■ **Recorded data**:
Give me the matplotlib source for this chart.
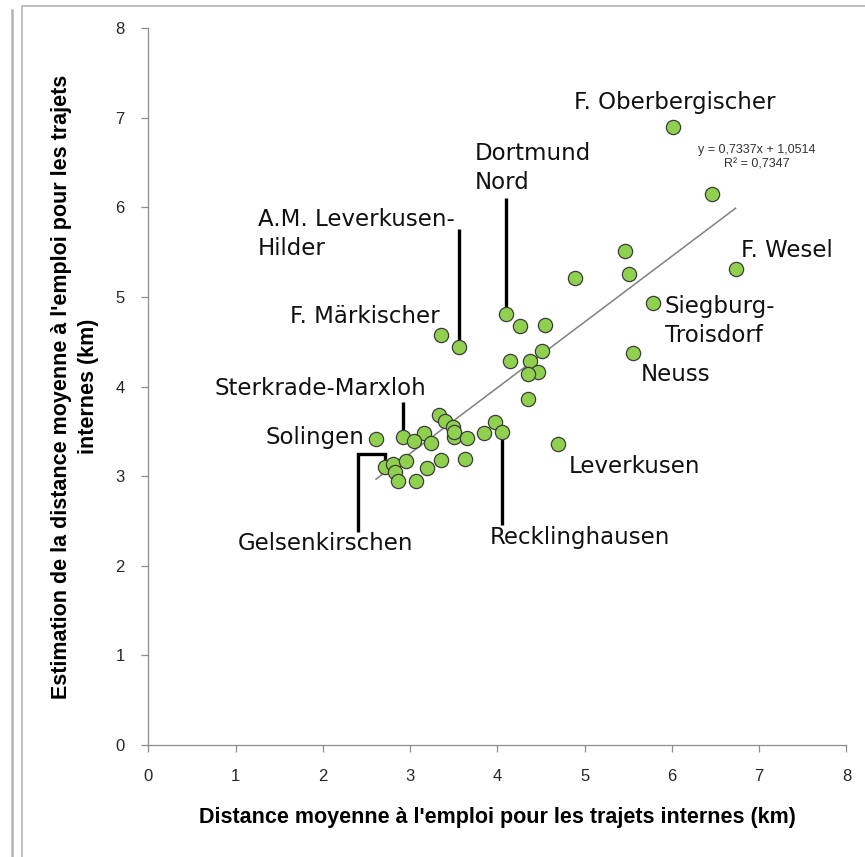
import matplotlib
matplotlib.use("Agg")
import matplotlib.pyplot as plt
from matplotlib.lines import Line2D

# Mean commuting distance for internal trips (km): observed vs. estimated
obs_km = [6.01, 6.46, 5.46, 5.51, 6.73, 4.89, 5.78, 5.56,
          4.10, 4.26, 4.55, 3.36, 3.56, 4.51, 4.14, 4.37, 4.47, 4.35, 4.35,
          2.61, 2.92, 3.33, 3.40, 3.49, 3.16, 3.04, 3.24, 3.50, 3.50, 3.65,
          3.85, 3.97, 4.05, 4.69,
          2.71, 2.81, 2.83, 2.95, 2.86, 3.07, 3.19, 3.36, 3.63]
est_km = [6.90, 6.15, 5.51, 5.26, 5.31, 5.21, 4.93, 4.37,
          4.81, 4.67, 4.69, 4.57, 4.44, 4.40, 4.29, 4.28, 4.16, 4.14, 3.86,
          3.41, 3.44, 3.68, 3.61, 3.55, 3.48, 3.39, 3.37, 3.44, 3.49, 3.43,
          3.48, 3.60, 3.49, 3.36,
          3.10, 3.13, 3.05, 3.17, 2.95, 2.95, 3.09, 3.18, 3.19]

# Named areas (index into the arrays above)
area_names = {
    0: "F. Oberbergischer",
    4: "F. Wesel",
    6: "Siegburg-\nTroisdorf",
    7: "Neuss",
    8: "Dortmund\nNord",
    11: "F. Märkischer",
    12: "A.M. Leverkusen-\nHilder",
    19: "Solingen",
    20: "Sterkrade-Marxloh",
    32: "Recklinghausen",
    33: "Leverkusen",
    34: "Gelsenkirschen",
}

slope, intercept, r2 = 0.7337, 1.0514, 0.7347

xticks = list(range(0, 9))
yticks = list(range(0, 9))
xlabel = "Distance moyenne à l'emploi pour les trajets internes (km)"
ylabel = "Estimation de la distance moyenne à l'emploi pour les trajets\ninternes (km)"

label_font = ["Liberation Sans Narrow", "Liberation Sans", "DejaVu Sans"]

fig = plt.figure(figsize=(8.65, 8.57), dpi=100)
ax = fig.add_axes([0.1714, 0.1307, 0.8071, 0.8366])

# frame lines of the chart area
fig.add_artist(Line2D([12/865, 12/865], [0, 1 - 10/857], transform=fig.transFigure,
                      color="#b4b4b4", lw=1.8))
fig.add_artist(Line2D([22/865, 22/865, 1], [0, 1 - 6/857, 1 - 6/857],
                      transform=fig.transFigure, color="#b4b4b4", lw=1.2))

# linear trend line over the observed range
x0, x1 = min(obs_km), max(obs_km)
ax.plot([x0, x1], [slope * x0 + intercept, slope * x1 + intercept],
        color="#808080", lw=1.1, zorder=2)

ax.scatter(obs_km, est_km, s=105, c="#8fd14f", edgecolors="#3c3c3c",
           linewidths=0.9, zorder=3)

ax.set_xlim(0, 8)
ax.set_ylim(0, 8)
ax.set_xticks(xticks)
ax.set_yticks(yticks)
ax.tick_params(direction="out", length=5, width=0.9, color="#8c8c8c",
               labelsize=12, labelcolor="#262626", pad=12)
for lab in ax.get_xticklabels() + ax.get_yticklabels():
    lab.set_family(label_font)
for side in ("top", "right"):
    ax.spines[side].set_visible(False)
for side in ("left", "bottom"):
    ax.spines[side].set_color("#8c8c8c")
    ax.spines[side].set_linewidth(0.9)

ax.set_xlabel(xlabel, fontsize=15.5, fontweight="bold", family=label_font,
              labelpad=17)
ax.set_ylabel(ylabel, fontsize=15.5, fontweight="bold", family=label_font,
              labelpad=12, linespacing=1.35)

# area name annotations: text position, alignment
txt_kw = dict(fontsize=16.5, family="DejaVu Sans", color="#111111",
              linespacing=1.3, zorder=4)
name_pos = {
    0: (6.03, 7.17, "center"),
    4: (6.79, 5.52, "left"),
    6: (5.92, 4.73, "left"),
    7: (5.64, 4.13, "left"),
    8: (3.74, 6.44, "left"),
    11: (3.34, 4.78, "right"),
    12: (1.26, 5.70, "left"),
    19: (2.48, 3.43, "right"),
    20: (0.76, 3.98, "left"),
    32: (3.91, 2.32, "left"),
    33: (4.82, 3.11, "left"),
    34: (1.03, 2.25, "left"),
}
for idx, name in area_names.items():
    tx, ty, ha = name_pos[idx]
    ax.text(tx, ty, name, ha=ha, va="center", **txt_kw)

# leader lines from names to their points
lead_kw = dict(color="black", lw=2.4, zorder=2.5, solid_capstyle="butt")
ax.plot([obs_km[8]] * 2, [6.10, est_km[8]], **lead_kw)
ax.plot([obs_km[12]] * 2, [5.76, est_km[12]], **lead_kw)
ax.plot([obs_km[20]] * 2, [3.83, est_km[20]], **lead_kw)
ax.plot([obs_km[32]] * 2, [est_km[32], 2.46], **lead_kw)
ax.plot([2.40, 2.40, obs_km[34], obs_km[34]], [2.38, 3.25, 3.25, est_km[34]],
        solid_joinstyle="miter", **lead_kw)


def fr(v):
    return f"{v:.4f}".replace(".", ",")


# regression equation
ax.text(6.97, 6.56, f"y = {fr(slope)}x + {fr(intercept)}\nR² = {fr(r2)}",
        ha="center", va="center", fontsize=9, family=label_font,
        color="#333333", linespacing=1.3, zorder=4)

fig.savefig("out.png", dpi=100)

■ **Given problem**: Quote everything in the listing above exactly; pictures are the only thing to omit.

■ **Response for this exercise**:
Give me the matplotlib source for this chart.
import matplotlib
matplotlib.use("Agg")
import matplotlib.pyplot as plt
from matplotlib.lines import Line2D

# Mean commuting distance for internal trips (km): observed vs. estimated
obs_km = [6.01, 6.46, 5.46, 5.51, 6.73, 4.89, 5.78, 5.56,
          4.10, 4.26, 4.55, 3.36, 3.56, 4.51, 4.14, 4.37, 4.47, 4.35, 4.35,
          2.61, 2.92, 3.33, 3.40, 3.49, 3.16, 3.04, 3.24, 3.50, 3.50, 3.65,
          3.85, 3.97, 4.05, 4.69,
          2.71, 2.81, 2.83, 2.95, 2.86, 3.07, 3.19, 3.36, 3.63]
est_km = [6.90, 6.15, 5.51, 5.26, 5.31, 5.21, 4.93, 4.37,
          4.81, 4.67, 4.69, 4.57, 4.44, 4.40, 4.29, 4.28, 4.16, 4.14, 3.86,
          3.41, 3.44, 3.68, 3.61, 3.55, 3.48, 3.39, 3.37, 3.44, 3.49, 3.43,
          3.48, 3.60, 3.49, 3.36,
          3.10, 3.13, 3.05, 3.17, 2.95, 2.95, 3.09, 3.18, 3.19]

# Named areas (index into the arrays above)
area_names = {
    0: "F. Oberbergischer",
    4: "F. Wesel",
    6: "Siegburg-\nTroisdorf",
    7: "Neuss",
    8: "Dortmund\nNord",
    11: "F. Märkischer",
    12: "A.M. Leverkusen-\nHilder",
    19: "Solingen",
    20: "Sterkrade-Marxloh",
    32: "Recklinghausen",
    33: "Leverkusen",
    34: "Gelsenkirschen",
}

slope, intercept, r2 = 0.7337, 1.0514, 0.7347

xticks = list(range(0, 9))
yticks = list(range(0, 9))
xlabel = "Distance moyenne à l'emploi pour les trajets internes (km)"
ylabel = "Estimation de la distance moyenne à l'emploi pour les trajets\ninternes (km)"

label_font = ["Liberation Sans Narrow", "Liberation Sans", "DejaVu Sans"]

fig = plt.figure(figsize=(8.65, 8.57), dpi=100)
ax = fig.add_axes([0.1714, 0.1307, 0.8071, 0.8366])

# frame lines of the chart area
fig.add_artist(Line2D([12/865, 12/865], [0, 1 - 10/857], transform=fig.transFigure,
                      color="#b4b4b4", lw=1.8))
fig.add_artist(Line2D([22/865, 22/865, 1], [0, 1 - 6/857, 1 - 6/857],
                      transform=fig.transFigure, color="#b4b4b4", lw=1.2))

# linear trend line over the observed range
x0, x1 = min(obs_km), max(obs_km)
ax.plot([x0, x1], [slope * x0 + intercept, slope * x1 + intercept],
        color="#808080", lw=1.1, zorder=2)

ax.scatter(obs_km, est_km, s=105, c="#8fd14f", edgecolors="#3c3c3c",
           linewidths=0.9, zorder=3)

ax.set_xlim(0, 8)
ax.set_ylim(0, 8)
ax.set_xticks(xticks)
ax.set_yticks(yticks)
ax.tick_params(direction="out", length=5, width=0.9, color="#8c8c8c",
               labelsize=12, labelcolor="#262626", pad=12)
for lab in ax.get_xticklabels() + ax.get_yticklabels():
    lab.set_family(label_font)
for side in ("top", "right"):
    ax.spines[side].set_visible(False)
for side in ("left", "bottom"):
    ax.spines[side].set_color("#8c8c8c")
    ax.spines[side].set_linewidth(0.9)

ax.set_xlabel(xlabel, fontsize=15.5, fontweight="bold", family=label_font,
              labelpad=17)
ax.set_ylabel(ylabel, fontsize=15.5, fontweight="bold", family=label_font,
              labelpad=12, linespacing=1.35)

# area name annotations: text position, alignment
txt_kw = dict(fontsize=16.5, family="DejaVu Sans", color="#111111",
              linespacing=1.3, zorder=4)
name_pos = {
    0: (6.03, 7.17, "center"),
    4: (6.79, 5.52, "left"),
    6: (5.92, 4.73, "left"),
    7: (5.64, 4.13, "left"),
    8: (3.74, 6.44, "left"),
    11: (3.34, 4.78, "right"),
    12: (1.26, 5.70, "left"),
    19: (2.48, 3.43, "right"),
    20: (0.76, 3.98, "left"),
    32: (3.91, 2.32, "left"),
    33: (4.82, 3.11, "left"),
    34: (1.03, 2.25, "left"),
}
for idx, name in area_names.items():
    tx, ty, ha = name_pos[idx]
    ax.text(tx, ty, name, ha=ha, va="center", **txt_kw)

# leader lines from names to their points
lead_kw = dict(color="black", lw=2.4, zorder=2.5, solid_capstyle="butt")
ax.plot([obs_km[8]] * 2, [6.10, est_km[8]], **lead_kw)
ax.plot([obs_km[12]] * 2, [5.76, est_km[12]], **lead_kw)
ax.plot([obs_km[20]] * 2, [3.83, est_km[20]], **lead_kw)
ax.plot([obs_km[32]] * 2, [est_km[32], 2.46], **lead_kw)
ax.plot([2.40, 2.40, obs_km[34], obs_km[34]], [2.38, 3.25, 3.25, est_km[34]],
        solid_joinstyle="miter", **lead_kw)


def fr(v):
    return f"{v:.4f}".replace(".", ",")


# regression equation
ax.text(6.97, 6.56, f"y = {fr(slope)}x + {fr(intercept)}\nR² = {fr(r2)}",
        ha="center", va="center", fontsize=9, family=label_font,
        color="#333333", linespacing=1.3, zorder=4)

fig.savefig("out.png", dpi=100)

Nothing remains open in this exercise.